● WORK REQUIRED: Check every line below for the string "script", and copy the lines that contain it.

● RECORDS SUPPLIED:

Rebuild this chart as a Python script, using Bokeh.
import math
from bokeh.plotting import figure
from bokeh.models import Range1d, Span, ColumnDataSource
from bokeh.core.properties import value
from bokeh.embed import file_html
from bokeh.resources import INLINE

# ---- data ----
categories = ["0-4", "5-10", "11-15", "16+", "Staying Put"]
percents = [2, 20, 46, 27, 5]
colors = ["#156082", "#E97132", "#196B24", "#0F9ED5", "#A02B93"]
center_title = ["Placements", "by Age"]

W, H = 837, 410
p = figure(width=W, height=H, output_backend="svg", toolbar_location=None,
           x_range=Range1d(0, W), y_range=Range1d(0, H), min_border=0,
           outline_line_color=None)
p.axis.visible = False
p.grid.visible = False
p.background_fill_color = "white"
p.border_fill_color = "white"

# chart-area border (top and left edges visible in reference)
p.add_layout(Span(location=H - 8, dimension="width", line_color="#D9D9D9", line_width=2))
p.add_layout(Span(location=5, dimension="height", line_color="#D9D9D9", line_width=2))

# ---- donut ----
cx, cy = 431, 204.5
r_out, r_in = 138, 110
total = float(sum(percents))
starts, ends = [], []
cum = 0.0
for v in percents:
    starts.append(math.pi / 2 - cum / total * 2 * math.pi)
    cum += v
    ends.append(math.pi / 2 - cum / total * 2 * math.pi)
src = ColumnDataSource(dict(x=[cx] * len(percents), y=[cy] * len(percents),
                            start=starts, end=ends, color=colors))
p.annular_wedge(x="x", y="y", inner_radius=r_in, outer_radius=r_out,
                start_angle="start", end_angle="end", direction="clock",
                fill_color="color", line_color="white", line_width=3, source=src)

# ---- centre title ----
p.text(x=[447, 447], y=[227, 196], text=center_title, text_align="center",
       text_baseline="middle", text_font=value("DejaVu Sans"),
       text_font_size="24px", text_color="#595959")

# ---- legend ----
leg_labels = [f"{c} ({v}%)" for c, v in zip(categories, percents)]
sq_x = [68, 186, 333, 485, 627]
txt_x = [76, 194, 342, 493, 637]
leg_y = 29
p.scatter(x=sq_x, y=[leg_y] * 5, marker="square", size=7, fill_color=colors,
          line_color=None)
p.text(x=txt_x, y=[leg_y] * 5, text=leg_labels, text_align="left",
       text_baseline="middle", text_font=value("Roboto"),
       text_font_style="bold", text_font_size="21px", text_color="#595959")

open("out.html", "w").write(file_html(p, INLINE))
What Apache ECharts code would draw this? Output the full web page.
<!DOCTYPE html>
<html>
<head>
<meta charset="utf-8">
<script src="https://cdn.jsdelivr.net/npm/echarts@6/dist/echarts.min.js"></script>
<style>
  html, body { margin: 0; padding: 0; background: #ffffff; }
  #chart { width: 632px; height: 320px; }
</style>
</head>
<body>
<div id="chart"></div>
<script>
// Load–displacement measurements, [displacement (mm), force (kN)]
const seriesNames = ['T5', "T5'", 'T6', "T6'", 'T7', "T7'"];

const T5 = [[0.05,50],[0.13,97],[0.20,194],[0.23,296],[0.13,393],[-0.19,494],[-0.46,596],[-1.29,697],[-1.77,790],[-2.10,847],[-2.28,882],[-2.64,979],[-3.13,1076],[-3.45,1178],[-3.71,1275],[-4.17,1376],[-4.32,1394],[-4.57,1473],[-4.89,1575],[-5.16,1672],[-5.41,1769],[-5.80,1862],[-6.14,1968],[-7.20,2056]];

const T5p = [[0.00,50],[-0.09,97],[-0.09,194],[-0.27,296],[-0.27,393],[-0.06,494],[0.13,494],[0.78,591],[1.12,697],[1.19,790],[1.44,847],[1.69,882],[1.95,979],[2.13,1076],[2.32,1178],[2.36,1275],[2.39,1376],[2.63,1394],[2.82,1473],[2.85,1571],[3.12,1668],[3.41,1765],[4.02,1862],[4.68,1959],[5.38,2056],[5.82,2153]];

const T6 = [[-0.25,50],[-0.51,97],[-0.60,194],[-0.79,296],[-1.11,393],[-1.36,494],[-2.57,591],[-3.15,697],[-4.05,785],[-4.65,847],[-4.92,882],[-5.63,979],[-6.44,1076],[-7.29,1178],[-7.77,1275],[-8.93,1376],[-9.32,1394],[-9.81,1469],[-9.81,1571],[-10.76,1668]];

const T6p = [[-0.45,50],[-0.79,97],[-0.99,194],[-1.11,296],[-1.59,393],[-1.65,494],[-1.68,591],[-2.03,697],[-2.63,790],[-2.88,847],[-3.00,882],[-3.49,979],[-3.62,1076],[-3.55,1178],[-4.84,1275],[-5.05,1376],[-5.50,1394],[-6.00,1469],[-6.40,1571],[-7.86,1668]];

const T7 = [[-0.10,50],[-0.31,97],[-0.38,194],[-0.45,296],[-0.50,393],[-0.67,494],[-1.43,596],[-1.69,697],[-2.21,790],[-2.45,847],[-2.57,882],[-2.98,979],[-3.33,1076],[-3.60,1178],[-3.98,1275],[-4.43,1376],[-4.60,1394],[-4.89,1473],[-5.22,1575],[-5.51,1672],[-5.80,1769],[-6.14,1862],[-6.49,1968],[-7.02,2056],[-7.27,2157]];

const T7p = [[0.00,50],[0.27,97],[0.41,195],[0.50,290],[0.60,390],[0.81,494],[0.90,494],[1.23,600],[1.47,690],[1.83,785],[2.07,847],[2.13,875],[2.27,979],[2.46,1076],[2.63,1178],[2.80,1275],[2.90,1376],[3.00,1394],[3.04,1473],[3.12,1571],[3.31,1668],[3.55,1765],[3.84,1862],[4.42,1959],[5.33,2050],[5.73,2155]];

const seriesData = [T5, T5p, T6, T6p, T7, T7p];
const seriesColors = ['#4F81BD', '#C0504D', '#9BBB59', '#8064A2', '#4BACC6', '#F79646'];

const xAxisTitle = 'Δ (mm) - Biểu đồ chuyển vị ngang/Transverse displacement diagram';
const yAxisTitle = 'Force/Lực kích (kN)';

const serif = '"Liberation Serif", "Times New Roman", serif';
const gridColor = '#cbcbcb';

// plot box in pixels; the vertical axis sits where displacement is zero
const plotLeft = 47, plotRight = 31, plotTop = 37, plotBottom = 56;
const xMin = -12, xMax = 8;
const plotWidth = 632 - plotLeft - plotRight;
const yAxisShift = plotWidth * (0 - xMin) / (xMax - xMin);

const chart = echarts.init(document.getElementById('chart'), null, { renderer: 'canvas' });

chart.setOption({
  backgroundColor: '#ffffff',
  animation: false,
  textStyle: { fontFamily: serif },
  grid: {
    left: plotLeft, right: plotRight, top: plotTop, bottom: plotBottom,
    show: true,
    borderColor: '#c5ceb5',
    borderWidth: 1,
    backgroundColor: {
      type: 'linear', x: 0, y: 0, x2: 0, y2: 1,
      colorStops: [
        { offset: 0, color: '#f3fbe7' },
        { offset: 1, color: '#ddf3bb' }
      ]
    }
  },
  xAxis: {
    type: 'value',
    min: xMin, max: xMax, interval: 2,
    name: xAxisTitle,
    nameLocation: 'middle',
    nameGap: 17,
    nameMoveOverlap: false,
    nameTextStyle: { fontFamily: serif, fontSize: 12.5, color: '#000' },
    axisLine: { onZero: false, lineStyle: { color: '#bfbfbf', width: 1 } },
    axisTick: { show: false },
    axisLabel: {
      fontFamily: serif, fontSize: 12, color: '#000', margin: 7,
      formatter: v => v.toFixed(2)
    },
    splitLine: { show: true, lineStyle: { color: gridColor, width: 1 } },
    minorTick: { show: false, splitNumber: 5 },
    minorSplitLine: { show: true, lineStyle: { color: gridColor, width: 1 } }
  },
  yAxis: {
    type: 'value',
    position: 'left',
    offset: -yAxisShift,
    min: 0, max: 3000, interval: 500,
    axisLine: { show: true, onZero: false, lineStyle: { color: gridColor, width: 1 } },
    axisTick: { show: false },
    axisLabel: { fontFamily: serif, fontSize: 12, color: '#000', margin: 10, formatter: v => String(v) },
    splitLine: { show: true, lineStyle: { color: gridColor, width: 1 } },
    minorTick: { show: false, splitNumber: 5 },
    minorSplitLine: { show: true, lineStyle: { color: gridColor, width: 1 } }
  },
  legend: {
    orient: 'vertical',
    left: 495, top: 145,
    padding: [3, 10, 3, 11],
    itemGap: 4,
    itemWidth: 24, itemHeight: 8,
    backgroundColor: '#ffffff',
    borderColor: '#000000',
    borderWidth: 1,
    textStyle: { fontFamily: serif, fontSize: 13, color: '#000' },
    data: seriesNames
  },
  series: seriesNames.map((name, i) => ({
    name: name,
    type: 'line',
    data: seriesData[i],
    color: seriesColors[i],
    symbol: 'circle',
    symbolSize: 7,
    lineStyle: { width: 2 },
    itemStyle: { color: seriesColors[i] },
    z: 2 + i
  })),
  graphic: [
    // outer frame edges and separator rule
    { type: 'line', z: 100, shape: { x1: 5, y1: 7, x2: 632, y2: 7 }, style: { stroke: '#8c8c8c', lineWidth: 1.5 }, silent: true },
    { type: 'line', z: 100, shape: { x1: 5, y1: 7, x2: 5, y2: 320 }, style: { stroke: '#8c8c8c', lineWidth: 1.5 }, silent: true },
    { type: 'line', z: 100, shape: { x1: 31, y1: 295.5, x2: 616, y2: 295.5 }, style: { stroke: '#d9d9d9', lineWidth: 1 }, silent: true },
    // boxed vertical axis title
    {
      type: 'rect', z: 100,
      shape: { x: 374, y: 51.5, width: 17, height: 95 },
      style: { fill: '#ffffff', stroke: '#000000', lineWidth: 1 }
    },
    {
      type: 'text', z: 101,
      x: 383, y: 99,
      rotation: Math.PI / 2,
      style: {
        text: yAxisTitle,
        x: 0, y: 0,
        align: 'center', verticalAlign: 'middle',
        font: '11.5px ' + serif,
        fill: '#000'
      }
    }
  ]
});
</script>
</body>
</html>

● ANSWER FOR THE TASK:
Rebuild this chart as a Python script, using Bokeh.
<script src="https://cdn.jsdelivr.net/npm/echarts@6/dist/echarts.min.js"></script>
<script>
</script>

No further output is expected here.